Struct initialization is a mess

Dukc ajieskola at gmail.com
Thu Jul 29 15:28:38 UTC 2021


On Wednesday, 28 July 2021 at 23:43:25 UTC, H. S. Teoh wrote:
> [snip]

Ok, that kind-of explains it, but not quite. I re-read the 
language spec and did some more tests. I try to wrap up the whole 
construction deal here.

First off, every `struct` type has one, and only one 
initialization class. They are: literal initialized, constructed, 
call-overloaded, and call-disabled. The algrorithm to determine 
the type is:

If a `struct` has any non-default constructors, it is constructed.

Otherwise, If it has `@disable this()` it is call-disabled. A 
member with `@disable this()` does not count.

Otherwise, if a struct has any `static opCall` overloads, it is 
call-overloaded.

Otherwise it is literal-initialized.

Any struct that has `@disable this()` is default-uninitializable. 
Also any struct that has a default-uninitializable member without 
default value is itself default-uninitializable.

A default-uninitializable struct can only be default-initialized 
by explicitly assigning it's `.init` value to it. All other 
structs can be default-initialized as always.

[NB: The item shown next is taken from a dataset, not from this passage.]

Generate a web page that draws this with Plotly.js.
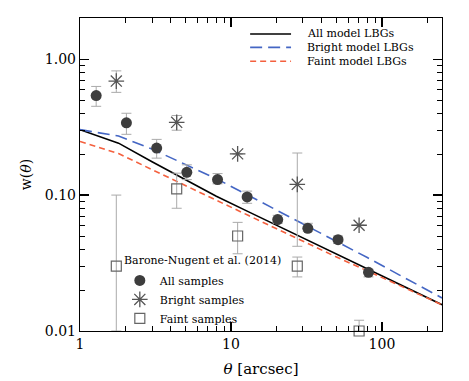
<!DOCTYPE html>
<html>
<head>
<meta charset="utf-8">
<script src="https://cdn.plot.ly/plotly-3.0.1.min.js"></script>
<style>html,body{margin:0;padding:0;background:#fff;}#chart{width:469px;height:381px;}</style>
</head>
<body>
<div id="chart"></div>
<script>
// Model curves
const xModel = [1, 1.8, 3, 5, 8, 13, 20, 32, 50, 80, 130, 250];
const allModel = [0.303, 0.241, 0.176, 0.129, 0.098, 0.0756, 0.060, 0.047, 0.0369, 0.0287, 0.0221, 0.0156];
const brightModel = [0.303, 0.272, 0.218, 0.169, 0.132, 0.0997, 0.0778, 0.0596, 0.0459, 0.0347, 0.0259, 0.0175];
const faintModel = [0.248, 0.202, 0.154, 0.117, 0.0916, 0.071, 0.0565, 0.0442, 0.035, 0.0277, 0.0217, 0.0156];
const modelNames = ['All model LBGs', 'Bright model LBGs', 'Faint model LBGs'];

// Barone-Nugent et al. (2014) observations
const obsTitle = 'Barone-Nugent et al. (2014)';
const allX = [1.28, 2.03, 3.22, 5.1, 8.15, 12.8, 20.4, 32.3, 51.2, 81.5];
const allY = [0.54, 0.34, 0.222, 0.147, 0.130, 0.097, 0.066, 0.057, 0.047, 0.027];
const allHi = [0.63, 0.40, 0.257, 0.167, 0.144, 0.107, 0.071, 0.062, 0.050, 0.0284];
const allLo = [0.45, 0.28, 0.187, 0.130, 0.121, 0.087, 0.062, 0.054, 0.044, 0.0250];

const brightX = [1.74, 4.37, 11.07, 27.5, 70.6];
const brightY = [0.69, 0.343, 0.201, 0.12, 0.060];
const brightHi = [0.82, 0.385, 0.201, 0.204, 0.060];
const brightLo = [0.57, 0.30, 0.201, 0.042, 0.060];

const faintX = [1.74, 4.37, 11.07, 27.5, 70.6];
const faintY = [0.030, 0.111, 0.050, 0.030, 0.010];
const faintHi = [0.10, 0.145, 0.063, 0.035, 0.012];
const faintLo = [0.010, 0.080, 0.037, 0.025, 0.010];

// Axis ticks
const xTickVals = [1, 10, 100];
const xTickText = ['1', '10', '100'];
const xMinor = [2,3,4,5,6,7,8,9,20,30,40,50,60,70,80,90,200];
const yTickVals = [0.01, 0.1, 1];
const yTickText = ['0.01', '0.10', '1.00'];
const yMinor = [0.02,0.03,0.04,0.05,0.06,0.07,0.08,0.09,0.2,0.3,0.4,0.5,0.6,0.7,0.8,0.9,2];

const diff = (a, b) => a.map((v, i) => v - b[i]);
const FONT = 'DejaVu Serif, serif';
const modelStyles = [
  {color: '#000000', width: 1.6},
  {color: '#4466c4', width: 1.6, dash: '12px,6px'},
  {color: '#f4603e', width: 1.6, dash: '6px,4px'}
];

const errStyle = {color: '#aaaaaa', thickness: 1, width: 5};

const traces = [
  {x: xModel, y: allModel, mode: 'lines', name: modelNames[0], showlegend: false, line: modelStyles[0]},
  {x: xModel, y: brightModel, mode: 'lines', name: modelNames[1], showlegend: false, line: modelStyles[1]},
  {x: xModel, y: faintModel, mode: 'lines', name: modelNames[2], showlegend: false, line: modelStyles[2]},
  {x: allX, y: allY, mode: 'markers', name: 'All samples', legend: 'legend2',
   marker: {symbol: 'circle', size: 11, color: '#3d3d3d'},
   error_y: Object.assign({type: 'data', symmetric: false, array: diff(allHi, allY), arrayminus: diff(allY, allLo)}, errStyle)},
  {x: brightX, y: brightY, mode: 'markers', name: 'Bright samples', legend: 'legend2',
   marker: {symbol: 'asterisk-open', size: 13, color: '#555555', line: {color: '#555555', width: 1.3}},
   error_y: Object.assign({type: 'data', symmetric: false, array: diff(brightHi, brightY), arrayminus: diff(brightY, brightLo)}, errStyle)},
  {x: faintX, y: faintY, mode: 'markers', name: 'Faint samples', legend: 'legend2', cliponaxis: false,
   marker: {symbol: 'square-open', size: 10, color: '#666666', line: {color: '#666666', width: 1.2}},
   error_y: Object.assign({type: 'data', symmetric: false, array: diff(faintHi, faintY), arrayminus: diff(faintY, faintLo)}, errStyle)}
];

// Manual top-right legend for the model curves (paper coordinates)
const shapes = [];
const annotations = [];
const legX0 = 0.47, legX1 = 0.583, legTxt = 0.622;
const legY = [0.949, 0.906, 0.862];
modelNames.forEach((n, i) => {
  shapes.push({type: 'line', xref: 'paper', yref: 'paper', x0: legX0, x1: legX1, y0: legY[i], y1: legY[i],
               line: modelStyles[i]});
  annotations.push({xref: 'paper', yref: 'paper', x: legTxt, y: legY[i], xanchor: 'left', yanchor: 'middle',
                    text: n, showarrow: false, font: {family: FONT, size: 11, color: '#000'}});
});
annotations.push({xref: 'paper', yref: 'paper', x: 0.116, y: 0.226, xanchor: 'left', yanchor: 'middle',
                  text: obsTitle, showarrow: false, font: {family: FONT, size: 11, color: '#000'}});

const axisCommon = {
  type: 'log', showgrid: false, zeroline: false, showline: true, linecolor: '#000', linewidth: 1.2,
  mirror: 'allticks', ticks: 'inside', ticklen: 9, tickwidth: 1.2, tickcolor: '#000',
  tickfont: {family: FONT, size: 14, color: '#000'}, tickmode: 'array'
};

const layout = {
  width: 469, height: 381,
  margin: {l: 80, r: 27, t: 18, b: 50},
  paper_bgcolor: '#fff', plot_bgcolor: '#fff',
  font: {family: FONT, color: '#000'},
  xaxis: Object.assign({}, axisCommon, {
    range: [0, Math.log10(250)], tickvals: xTickVals, ticktext: xTickText,
    minor: {tickmode: 'array', tickvals: xMinor, ticks: 'inside', ticklen: 5, tickwidth: 1, tickcolor: '#000'},
    title: {text: '<i>θ</i> [arcsec]', font: {family: FONT, size: 15}, standoff: 12}
  }),
  yaxis: Object.assign({}, axisCommon, {
    range: [-2, 0.303], tickvals: yTickVals, ticktext: yTickText,
    minor: {tickmode: 'array', tickvals: yMinor, ticks: 'inside', ticklen: 5, tickwidth: 1, tickcolor: '#000'},
    title: {text: 'w(<i>θ</i>)', font: {family: FONT, size: 14}, standoff: 10}
  }),
  shapes: shapes,
  annotations: annotations,
  showlegend: true,
  legend2: {x: 0.11, y: 0.208, xanchor: 'left', yanchor: 'top', bgcolor: 'rgba(0,0,0,0)',
            font: {family: FONT, size: 11}}
};

Plotly.newPlot('chart', traces, layout, {displayModeBar: false, staticPlot: true});
</script>
</body>
</html>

All default-initializable literal-initialized or constructed 
structs can be initialized with syntax `S()` which is the same as 
`S.init` (is/would be) if it's not redefined in S. Call-disabled 
`struct`s cannot obviously use the syntax in question.

For call-overloaded `struct`s, `S()` results in the respective 
`opCall` if it exists. That function need not to return `S`. 
Otherwise, syntax `S()` is illegal for that struct. This applies 
regardless of whether the struct is default-initializable.

C-style initialization syntax is legal for call-overloaded, 
call-disabled and literal-initialized `struct`s, but not for 
constructed structs. If any members are default-uninitializable 
without default value, they must be set. It does not matter if 
the struct itself is default-initializable.

Syntax `S(a,b)` will call the respective `opCall` for 
call-overloaded `struct`s, the respective constructor for 
constructed ones, and act a struct literal for 
literal-initialized ones. The syntax in question is always 
forbidden for call-disabled `struct`s.

Syntax `S s = a` where `!is(typeof(a) : S)` is forbidden for 
literal-initialized and call-disabled `struct`s (absent 
`opAssign` overloads at least - I didn't test them), but will be 
interpreted as `S s = S(a)` for constructed and call-overloaded 
`struct`s.

Now, does this sound like a good summary? Any improvement ideas 
(either to summary or how things currently work)?